Filter the data for lines with the word "draw", then copy every line so identified.

-- Charts and diagrams as code --
+---+
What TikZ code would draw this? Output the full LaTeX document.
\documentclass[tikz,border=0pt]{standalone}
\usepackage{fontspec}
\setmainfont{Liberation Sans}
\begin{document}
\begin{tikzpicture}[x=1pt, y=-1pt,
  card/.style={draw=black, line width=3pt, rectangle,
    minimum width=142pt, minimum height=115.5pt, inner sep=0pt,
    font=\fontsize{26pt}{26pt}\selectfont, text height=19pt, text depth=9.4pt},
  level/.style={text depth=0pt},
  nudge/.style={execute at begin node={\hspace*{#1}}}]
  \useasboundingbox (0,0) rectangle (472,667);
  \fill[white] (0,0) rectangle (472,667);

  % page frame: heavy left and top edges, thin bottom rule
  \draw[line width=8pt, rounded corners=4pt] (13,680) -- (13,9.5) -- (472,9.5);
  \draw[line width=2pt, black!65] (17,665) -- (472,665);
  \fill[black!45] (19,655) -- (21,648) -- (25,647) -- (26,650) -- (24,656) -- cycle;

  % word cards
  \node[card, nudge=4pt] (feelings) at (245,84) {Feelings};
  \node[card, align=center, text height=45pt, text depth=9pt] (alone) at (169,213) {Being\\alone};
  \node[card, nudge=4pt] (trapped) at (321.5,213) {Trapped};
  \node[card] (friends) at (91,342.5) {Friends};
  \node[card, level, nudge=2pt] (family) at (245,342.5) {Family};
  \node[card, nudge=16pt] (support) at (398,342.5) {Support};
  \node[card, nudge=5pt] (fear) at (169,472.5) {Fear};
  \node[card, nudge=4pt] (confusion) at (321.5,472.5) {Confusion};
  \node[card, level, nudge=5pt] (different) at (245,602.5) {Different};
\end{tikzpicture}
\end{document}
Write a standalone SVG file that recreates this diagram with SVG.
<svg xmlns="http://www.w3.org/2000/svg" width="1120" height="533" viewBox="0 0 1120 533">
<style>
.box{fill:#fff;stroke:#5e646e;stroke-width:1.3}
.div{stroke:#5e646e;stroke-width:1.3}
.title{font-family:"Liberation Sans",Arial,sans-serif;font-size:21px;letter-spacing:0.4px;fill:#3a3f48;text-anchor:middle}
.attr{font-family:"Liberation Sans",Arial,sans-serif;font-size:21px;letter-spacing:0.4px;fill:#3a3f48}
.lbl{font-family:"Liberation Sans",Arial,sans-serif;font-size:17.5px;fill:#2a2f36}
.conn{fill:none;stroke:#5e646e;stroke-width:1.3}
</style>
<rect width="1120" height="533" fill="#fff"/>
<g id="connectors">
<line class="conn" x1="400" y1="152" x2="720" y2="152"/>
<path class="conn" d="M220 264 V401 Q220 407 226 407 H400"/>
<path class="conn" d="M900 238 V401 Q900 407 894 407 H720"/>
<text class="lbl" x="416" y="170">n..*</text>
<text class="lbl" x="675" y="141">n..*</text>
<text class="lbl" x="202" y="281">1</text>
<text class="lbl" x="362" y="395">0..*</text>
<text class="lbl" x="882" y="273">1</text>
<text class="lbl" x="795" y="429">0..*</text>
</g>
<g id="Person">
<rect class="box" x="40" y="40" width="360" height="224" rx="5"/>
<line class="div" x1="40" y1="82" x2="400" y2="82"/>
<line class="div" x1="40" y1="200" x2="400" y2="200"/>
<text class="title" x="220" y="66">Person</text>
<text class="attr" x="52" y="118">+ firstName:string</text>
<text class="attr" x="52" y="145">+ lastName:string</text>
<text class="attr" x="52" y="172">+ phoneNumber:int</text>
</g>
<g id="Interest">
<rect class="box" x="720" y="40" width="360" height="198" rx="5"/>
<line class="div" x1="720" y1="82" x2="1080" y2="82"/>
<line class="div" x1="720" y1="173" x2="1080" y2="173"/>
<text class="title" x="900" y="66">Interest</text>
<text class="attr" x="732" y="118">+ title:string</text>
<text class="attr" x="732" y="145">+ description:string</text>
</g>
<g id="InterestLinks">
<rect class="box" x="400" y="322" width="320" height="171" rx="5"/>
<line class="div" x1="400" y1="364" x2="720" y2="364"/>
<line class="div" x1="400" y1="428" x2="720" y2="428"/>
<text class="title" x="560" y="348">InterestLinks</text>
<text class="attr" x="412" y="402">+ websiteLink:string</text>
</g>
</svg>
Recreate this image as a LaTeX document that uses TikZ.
+---+
-- Answer for this exercise --
What TikZ code would draw this? Output the full LaTeX document.
  card/.style={draw=black, line width=3pt, rectangle,
  \draw[line width=8pt, rounded corners=4pt] (13,680) -- (13,9.5) -- (472,9.5);
  \draw[line width=2pt, black!65] (17,665) -- (472,665);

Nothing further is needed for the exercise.